It might come as welcome news to environmental advocates that nearly 10,400 companies across the globe have been requested to disclose data on their environmental impact. This comes at the request of 680 financial institutions with US$130+ trillion in assets as part of CDP’s ongoing efforts to collect critical environmental data.
The financial institutions adding their name to a letter that will go out to over 10,000 companies include Natwest, AIB, La Banque Postale, Japan Post Bank, Metlife, Samsung Life, and Japan Post Insurance who will be joining over 600 signatories who supported CDP’s efforts in 2021. Long-time supporters of CDP’s call for transparency include financial institutions such as Allianz, Amundi, AXA, BNP Paribas, CalPERS, Capital Group, State Street, and Vanguard.
Jean-Jacques Barbéris, Head of Institutional and Corporate Clients Coverage & ESG Supervisor at Amundi emphasized, “Investors have an important role to play in driving corporate transparency and action on environmental issues… We need this comparable, consistent and clear data for our investment decision making, our research, our product development, our corporate engagement and our regulatory compliance.

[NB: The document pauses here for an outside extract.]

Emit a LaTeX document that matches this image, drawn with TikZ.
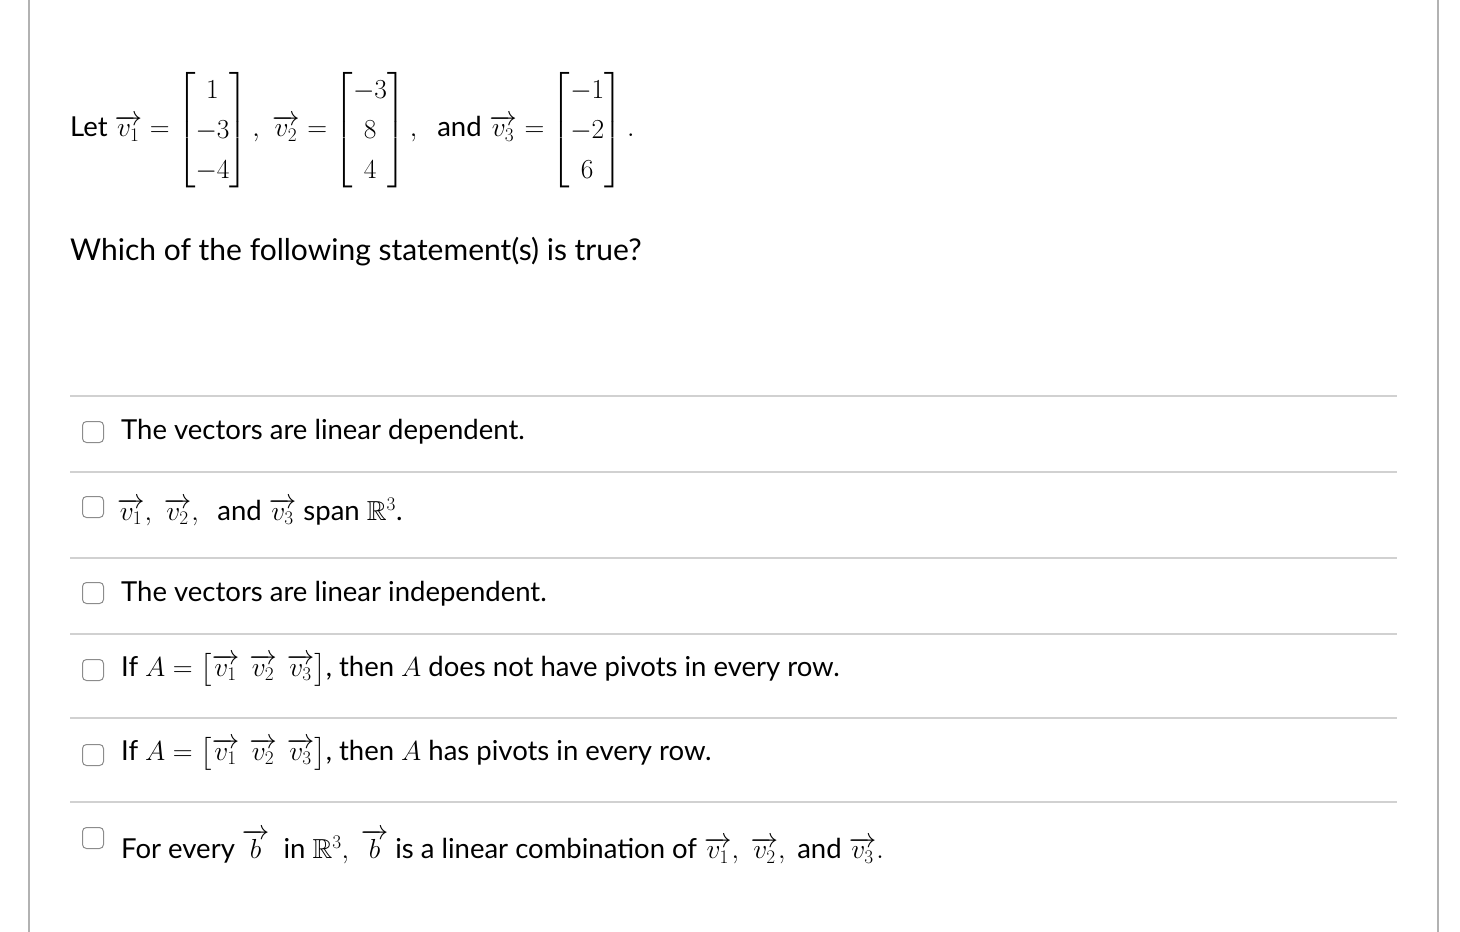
\RequirePackage{fix-cm}
\documentclass[tikz,border=0pt]{standalone}
\usepackage{amsmath,amssymb}
\usepackage{fontspec}
\setmainfont{Lato}
\newcommand{\vv}[1]{\overrightarrow{v_{#1}}}
\begin{document}
\begin{tikzpicture}[x=1pt,y=-1pt,
  txt/.style={anchor=west,inner sep=0pt,font=\fontsize{27.5}{32}\selectfont},
  big/.style={anchor=west,inner sep=0pt,font=\fontsize{30}{34}\selectfont},
  sep/.style={draw=black!18,line width=1.5pt},
  cbox/.style={draw=black!45,line width=1pt,rounded corners=4pt,minimum size=21pt,inner sep=0pt}]
\useasboundingbox (0,0) rectangle (1460,932);
\draw[black!30,line width=1.5pt] (29,0) -- (29,932) (1438,0) -- (1438,932);
\node[txt] (let) at (70,130) {Let $\vv1=\renewcommand{\arraystretch}{1.25}\begin{bmatrix}\;1\;\\-3\\-4\end{bmatrix},\;\vv2=\begin{bmatrix}-3\\8\\4\end{bmatrix},\;\;\mathrm{and}\;\vv3=\begin{bmatrix}-1\\-2\\6\end{bmatrix}.$};
\node[big] (q) at (70,252) {Which of the following statement(s) is true?};
\foreach \y in {396,472,558,634,718,802} \draw[sep] (70,\y) -- (1397,\y);
\foreach \n/\y in {1/432,2/507,3/593,4/670,5/755,6/838} \node[cbox] (c\n) at (93,\y) {};
\node[txt] (s1) at (121,432) {The vectors are linear dependent.};
\node[txt] (s2) at (117,512) {$\vv1,\ \vv2,\ \ \mathrm{and}\ \vv3$ span $\mathbb{R}^3$.};
\node[txt] (s3) at (121,594) {The vectors are linear independent.};
\node[txt] (s4) at (121,670) {If $A=\begin{bmatrix}\vv1 & \vv2 & \vv3\end{bmatrix}$, then $A$ does not have pivots in every row.};
\node[txt] (s5) at (121,754) {If $A=\begin{bmatrix}\vv1 & \vv2 & \vv3\end{bmatrix}$, then $A$ has pivots in every row.};
\node[txt] (s6) at (121,847) {For every $\overrightarrow{b}$ $\ \mathrm{in}\ \mathbb{R}^3,\ \overrightarrow{b}$ is a linear combination of $\vv1,\ \vv2,\ \mathrm{and}\ \vv3.$};
\end{tikzpicture}
\end{document}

It is also vital for us to meet our own climate goals.”
Founded in 2000, CDP is a global non-profit that runs the world’s environmental disclosure system for companies, cities, states and regions. To date, they have grown to hold the world’s largest TCFD-aligned repository of environmental data and aim to cover 90% of the world’s highest-impact firms by 2025.
On their Non-Disclosure Campaign, CDP writes “Our annual Non-Disclosure Campaign offers investors the opportunity to actively engage companies that have received the CDP disclosure request on behalf of investors but have not provided a response. The objective of the campaign is to drive further corporate transparency around climate change, deforestation and water security, by encouraging companies to respond to CDP’s disclosure request.”
It is said that noteworthy global companies Berkshire Hathaway, Chevron, Exxon Mobil and Glencore are among the 10,400 companies that will receive a letter from CDP this year. The aforementioned companies are reported to be among almost 4,000 companies who failed to respond to the request during last year’s call to disclose their environmental data.
Paul Simpson, CEO of CDP, notes that “While many companies are disclosing… there is a surprisingly large part of the market still to take the vital first step of disclosure. These companies are becoming increasingly out of touch with reality, investor and public opinion…”
Over 14,000 organizations around the world disclosed data through CDP in 2021. This year, 3,300 companies are being requested to publish information pertaining to their environmental impact for the first time, and will be required to submit this data to CDP via their online platform, which will be open from mid-April 2022. This is a notable 46% increase since CDP’s 2021 Non-Disclosure Campaign, signalling a rise in urgency to collect this valuable data.
The growing support for the call for disclosure also points towards global financial institutions’ interest in Environmental, Social and Corporate Governance (ESG) – a nod to CDP’s efforts to “drive investment and procurement decisions towards a zero carbon, sustainable and resilient economy”.
This is echoed in governmental responses across much of the globe with expectations for the EU, US, Japan, New Zealand, and India to roll out mandatory environmental disclosure requirements in 2022. The UK is pioneering the way forward in this regard with TCFD recommendations being implemented to require UK companies to disclose climate data by law. A press release from The Department for Business, Energy & Industrial Strategy states that “Firms will be required to disclose climate-related financial information, ensuring they consider the risks and opportunities they face as a result of climate change.”